Estados Unidos y la Unión Europea han impuesto varias tandas de sanciones a Rusia como castigo por su anexión de Crimea y por su intervención en el conflicto que en el este de Ucrania enfrenta al ejército de Kiev y los separatistas rusófonos. La última tanda acordada por Bruselas ha tenido su aplicación aplazada a la espera de que ver cómo se desarrolla el alto el fuego que entró en vigor el pasado viernes. Este aplazamiento ha permitido a muchos países de la UE respirar más tranquilos. Varios eran reacios a otro castigo económico y la línea divisoria creaba bloques poco homogéneos. Ni siquiera entre los países más próximos a Ucrania y con un pasado sometido directa o indirectamente a la extinta Unión Soviética hubo unanimidad. Mientras Polonia y los países bálticos fueron los más beligerantes a favor del castigo, otros como la República Checa y Eslovaquia preferían menos dureza, postura en la que Alemania les secundó.

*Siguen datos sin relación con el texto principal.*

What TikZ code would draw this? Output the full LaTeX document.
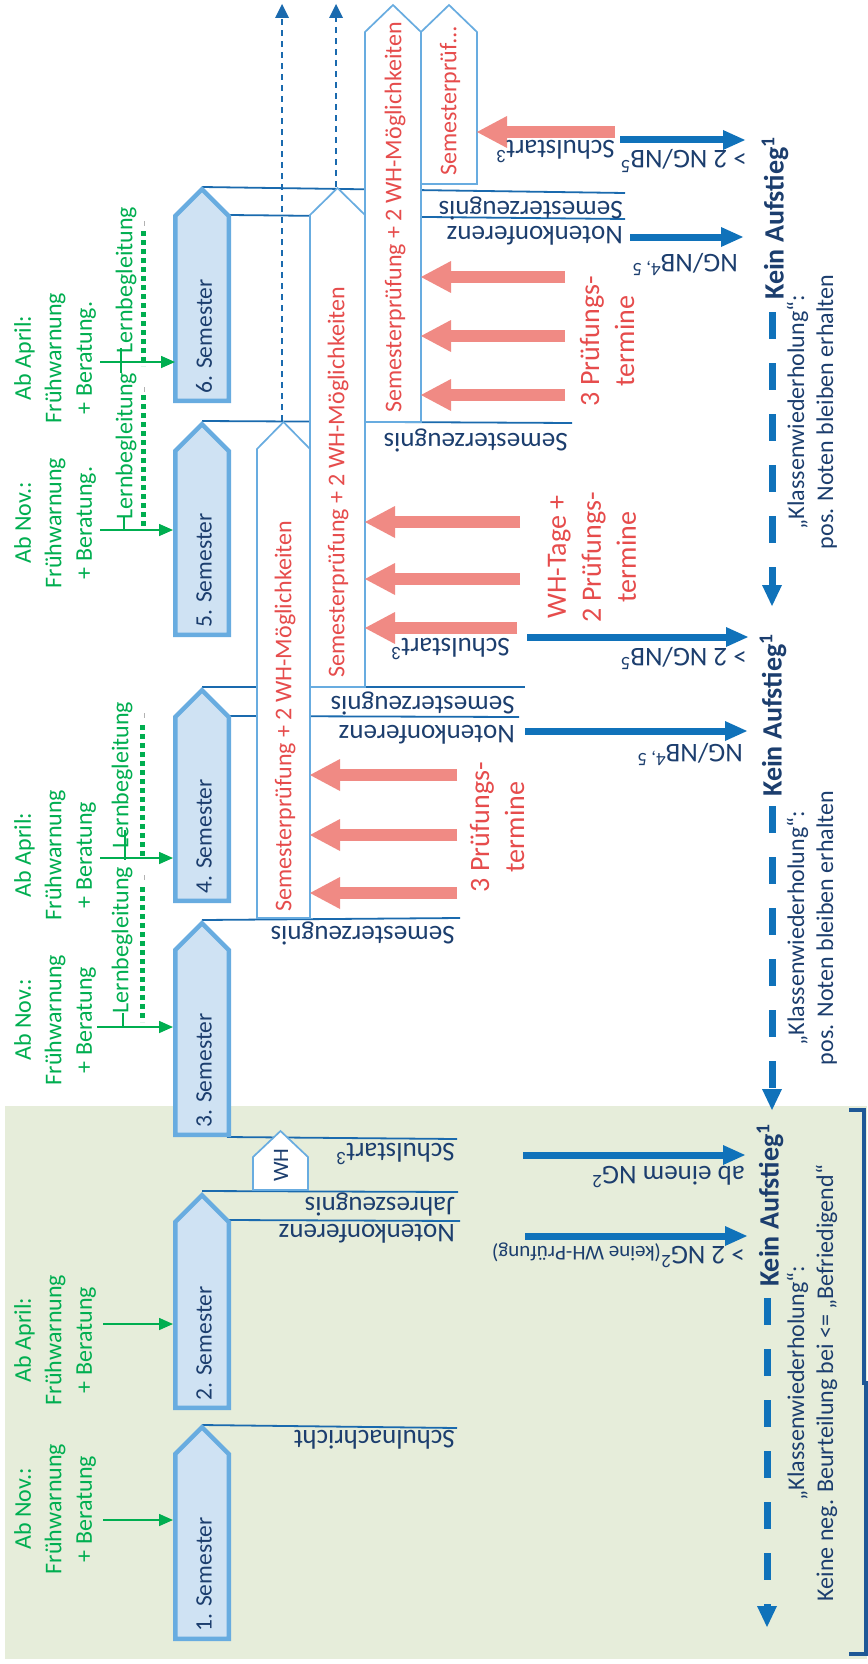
\documentclass[tikz,border=0pt]{standalone}
\usepackage{fontspec}
\setmainfont{Carlito}
\usetikzlibrary{arrows.meta}
\definecolor{semfill}{RGB}{207,226,243}
\definecolor{semedge}{RGB}{104,172,224}
\definecolor{navy}{RGB}{28,62,110}
\definecolor{lineblue}{RGB}{26,106,174}
\definecolor{arrowblue}{RGB}{16,114,186}
\definecolor{pinkred}{RGB}{240,138,132}
\definecolor{redtext}{RGB}{230,76,76}
\definecolor{grn}{RGB}{0,174,80}
\definecolor{bggreen}{RGB}{230,237,218}
\definecolor{bracketblue}{RGB}{30,88,150}
\begin{document}
\begin{tikzpicture}[x=1pt,y=-1pt,
 semester/.style={draw=semedge, fill=semfill, line width=4.5pt, line join=miter},
 pent/.style={draw=semedge, fill=white, line width=1.7pt, line join=miter},
 tline/.style={draw=lineblue, line width=1.8pt},
 lbl/.style={rotate=180, anchor=base west, inner sep=0pt, text=navy, font=\fontsize{27}{32}\selectfont},
 semlbl/.style={rotate=90, anchor=west, inner sep=0pt, text=navy, font=\fontsize{23.5}{28}\selectfont},
 grntxt/.style={rotate=90, align=center, inner sep=0pt, text=grn, font=\fontsize{24}{30.5}\selectfont},
 lern/.style={rotate=90, inner sep=0pt, text=grn, font=\fontsize{24}{29}\selectfont},
 garrow/.style={draw=grn, line width=1.6pt, -{Triangle[width=12pt,length=14pt]}},
 gtick/.style={draw=grn, line width=1.4pt},
 gdots/.style={draw=grn, line width=5pt, dash pattern=on 5pt off 4pt},
 gmark/.style={draw=black!30, line width=0.8pt},
 redarr/.style={draw=pinkred, line width=12pt, -{Triangle[width=32pt,length=30pt,line width=0pt]}},
 bluearr/.style={draw=arrowblue, line width=7pt, -{Triangle[width=20pt,length=22pt,line width=0pt]}},
 kein/.style={rotate=90, anchor=west, inner sep=0pt, text=navy, font=\bfseries\fontsize{28}{34}\selectfont},
 kwdash/.style={draw=arrowblue, line width=7pt, dash pattern=on 27pt off 24pt, -{Triangle[width=20pt,length=21pt,line width=0pt]}},
 redtxt/.style={rotate=90, align=center, inner sep=0pt, text=redtext, font=\fontsize{28}{35}\selectfont},
 penttxt/.style={rotate=90, anchor=west, inner sep=0pt, text=redtext, font=\fontsize{24}{28}\selectfont},
 kwtxt/.style={rotate=90, align=center, inner sep=0pt, text=navy, font=\fontsize{24}{29}\selectfont},
 updash/.style={draw=lineblue, line width=1.6pt, dash pattern=on 6pt off 5pt, -{Triangle[width=14pt,length=14pt,line width=0pt]}},
]
% background
\fill[white] (0,0) rectangle (867,1664);
\useasboundingbox (0,0) rectangle (867,1664);
\fill[bggreen] (5,1106) rectangle (867,1659);

% thin timeline lines
\draw[tline] (202,1425) -- (457,1428);
\draw[tline] (202,1191) -- (458,1192);
\draw[tline] (229,1220) -- (460,1221);
\draw[tline] (227,1137) -- (457,1139);
\draw[tline] (202,920) -- (460,918);
\draw[tline] (202,687) -- (525,687);
\draw[tline] (229,716) -- (519,717);
\draw[tline] (202,421) -- (572,423);
\draw[tline] (202,187) -- (625,193);
\draw[tline] (229,215) -- (625,219);

% exam pentagons
\draw[pent] (257,918) -- (257,449) -- (283.5,422) -- (310,449) -- (310,918) -- cycle;
\draw[pent] (310,687) -- (310,215) -- (337.5,188) -- (365,215) -- (365,687) -- cycle;
\draw[pent] (365,422) -- (365,32) -- (393,5) -- (421,32) -- (421,422) -- cycle;
\draw[pent] (421,184) -- (421,32) -- (449,5) -- (477,32) -- (477,184) -- cycle;
\draw[pent] (253,1190) -- (253,1157) -- (280.5,1131) -- (308,1157) -- (308,1190) -- cycle;
\node[rotate=90, inner sep=0pt, text=navy, font=\fontsize{22}{26}\selectfont] (wh) at (281,1165) {WH};

% semester boxes
\foreach \t/\b in {186/403, 421/637, 687/903, 920/1137, 1192/1410, 1424/1641}
  \draw[semester] (175.25,{\b-2.25}) -- (175.25,{\t+30}) -- (202,{\t+3.2}) -- (228.75,{\t+30}) -- (228.75,{\b-2.25}) -- cycle;
\node[semlbl] (s1) at (204,1632) {1. Semester};
\node[semlbl] (s2) at (204,1401) {2. Semester};
\node[semlbl] (s3) at (204,1128) {3. Semester};
\node[semlbl] (s4) at (204,894) {4. Semester};
\node[semlbl] (s5) at (204,628) {5. Semester};
\node[semlbl] (s6) at (204,394) {6. Semester};

% dashed continuation arrows
\coordinate (p1tip) at (282,421);
\coordinate (p1top) at (282,4);
\coordinate (p2tip) at (336,187);
\coordinate (p2top) at (336,4);
\draw[updash] (p1tip) -- (p1top);
\draw[updash] (p2tip) -- (p2top);

% green notes
\node[grntxt] (n1) at (55,1509) {Ab Nov.:\\Frühwarnung\\+ Beratung};
\node[grntxt] (n2) at (55,1340) {Ab April:\\Frühwarnung\\+ Beratung};
\node[grntxt] (n3) at (55,1020) {Ab Nov.:\\Frühwarnung\\+ Beratung};
\node[grntxt] (n4) at (55,855) {Ab April:\\Frühwarnung\\+ Beratung};
\node[grntxt] (n5) at (55,523) {Ab Nov.:\\Frühwarnung\\+ Beratung.};
\node[grntxt] (n6) at (55,358) {Ab April:\\Frühwarnung\\+ Beratung.};
\draw[garrow] (103,1520) -- (173,1520);
\draw[garrow] (103,1324) -- (173,1324);
\draw[garrow] (97,1027) -- (173,1027);
\draw[garrow] (100,858) -- (173,858);
\draw[garrow] (100,530) -- (173,530);
\draw[garrow] (100,362) -- (175,362);
\draw[gtick] (121,348) -- (121,373);
\draw[gtick] (124,517) -- (124,531);
\draw[gtick] (125,830) -- (125,860);
\draw[gtick] (123,1013) -- (123,1028);
\draw[gdots] (143,231) -- (143,366);
\draw[gdots] (143,395) -- (143,530);
\draw[gdots] (142,725) -- (142,858);
\draw[gdots] (142,887) -- (142,1022);
\draw[gmark] (144,221) -- (144,226);
\draw[gmark] (144,387) -- (144,392);
\draw[gmark] (144,713) -- (144,718);
\draw[gmark] (144,875) -- (144,880);
\node[lern] (l6) at (126,280) {Lernbegleitung};
\node[lern] (l5) at (126,446) {Lernbegleitung};
\node[lern] (l4) at (122,775) {Lernbegleitung};
\node[lern] (l3) at (122,940) {Lernbegleitung};

% red exam arrows
\foreach \y in {775,835,893} \draw[redarr] (457,\y) -- (310,\y);
\foreach \y in {522,579} \draw[redarr] (520,\y) -- (365,\y);
\draw[redarr] (517,628) -- (365,628);
\foreach \y in {277,336,395} \draw[redarr] (565,\y) -- (421,\y);
\draw[redarr] (615,132) -- (477,132);

% blue decision arrows
\draw[bluearr] (620,140) -- (745,140);
\draw[bluearr] (630,237) -- (743,237);
\draw[bluearr] (527,637) -- (748,637);
\draw[bluearr] (525,731) -- (747,731);
\draw[bluearr] (523,1155) -- (745,1155);
\draw[bluearr] (525,1236) -- (747,1236);

% upside-down labels
\node[lbl] (z6) at (623,201) {Semesterzeugnis};
\node[lbl] (k6) at (623,226) {Notenkonferenz};
\node[lbl] (ss7) at (615,141) {Schulstart\textsuperscript{3}};
\node[lbl] (c1) at (747,151) {> 2 NG/NB\textsuperscript{5}};
\node[lbl] (c2) at (738,254) {NG/NB\textsuperscript{4, 5}};
\node[lbl] (z5) at (568,433) {Semesterzeugnis};
\node[lbl] (ss5) at (510,638) {Schulstart\textsuperscript{3}};
\node[lbl] (c3) at (747,648) {> 2 NG/NB\textsuperscript{5}};
\node[lbl] (z4) at (515,696) {Semesterzeugnis};
\node[lbl] (k4) at (515,725) {Notenkonferenz};
\node[lbl] (c4) at (743,744) {NG/NB\textsuperscript{4, 5}};
\node[lbl] (z3) at (455,926) {Semesterzeugnis};
\node[lbl] (ss3) at (455,1143) {Schulstart\textsuperscript{3}};
\node[lbl] (c5) at (745,1166) {ab einem NG\textsuperscript{2}};
\node[lbl] (j2) at (455,1197) {Jahreszeugnis};
\node[lbl] (k2) at (455,1224) {Notenkonferenz};
\node[lbl] (c6) at (745,1246) {> 2 NG\textsuperscript{2}{\fontsize{21}{24}\selectfont(keine WH-Prüfung)}};
\node[lbl] (sn) at (455,1430) {Schulnachricht};

% red texts
\node[redtxt] (r1) at (497,827) {3 Prüfungs-\\termine};
\node[redtxt] (r2) at (592,557) {WH-Tage +\\2 Prüfungs-\\termine};
\node[redtxt] (r3) at (607,341) {3 Prüfungs-\\termine};
\node[penttxt] (pt1) at (285,912) {Semesterprüfung + 2 WH-Möglichkeiten};
\node[penttxt] (pt2) at (338,678) {Semesterprüfung + 2 WH-Möglichkeiten};
\node[penttxt] (pt3) at (395,413) {Semesterprüfung + 2 WH-Möglichkeiten};
\node[penttxt] (pt4) at (450,176) {Semesterprüf…};

% Kein Aufstieg
\node[kein] (ka1) at (775,300) {Kein Aufstieg\textsuperscript{1}};
\node[kein] (ka2) at (773,797) {Kein Aufstieg\textsuperscript{1}};
\node[kein] (ka3) at (770,1287) {Kein Aufstieg\textsuperscript{1}};
\coordinate (d1s) at (772,312); \coordinate (d1e) at (772,606);
\coordinate (d2s) at (772,806); \coordinate (d2e) at (772,1110);
\coordinate (d3s) at (767,1298); \coordinate (d3e) at (767,1627);
\draw[kwdash] (d1s) -- (d1e);
\draw[kwdash] (d2s) -- (d2e);
\draw[kwdash] (d3s) -- (d3e);
\node[kwtxt] (kw1) at (812,412) {„Klassenwiederholung“:\\pos. Noten bleiben erhalten};
\node[kwtxt] (kw2) at (812,928) {„Klassenwiederholung“:\\pos. Noten bleiben erhalten};
\node[kwtxt] (kw3) at (812,1383) {„Klassenwiederholung“:\\Keine neg. Beurteilung bei <= „Befriedigend“};

% bracket
\draw[bracketblue, line width=3.2pt] (849,1110) -- (864,1110) -- (864,1383) -- (866,1383) -- (866,1654) -- (849,1654);
\end{tikzpicture}
\end{document}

Uno de los motivos de tantas dudas es el efecto bumerán. No siempre los países penalizados tienen armas para responder, pero Rusia sí, y ya las ha utilizado prohibiendo la entrada de determinados productos agrícolas, medida que afecta de lleno a la agricultura española y en particular al sector hortofrutícola, tan pujante en Aragón. El primer ministro Dmitri Medvedev ha amenazado con otra medida que, de ejecutarse, crearía una enorme disrupción en el tráfico aéreo internacional ya que se trataría de prohibir a las líneas europeas sobrevolar el espacio aéreo ruso. No hace falta recordar que Rusia es el país más grande del mundo y que su geografía se extiende por dos continentes.

Pese al gas y al petróleo que es su principal actividad económica, la economía rusa es débil y no se descarta una recesión. Varios indicadores apuntan que las sanciones ya se han hecho notar en el sector financiero. Pero como ocurre siempre con estos castigos, sus efectos también alcanzan a los países que los imponen.

El dilema que se plantea es de difícil resolución porque hay que dirimirlo entre dos principios que nada tienen que ver entre sí, uno moral y otro económico. ¿Hay que permitir que un país viole el derecho internacional y las fronteras reconocidas, haga la guerra en un país vecino y genere una gran inestabilidad en Europa? O bien, ¿hay que plantar cara a este desafío aunque ello tenga un precio económico?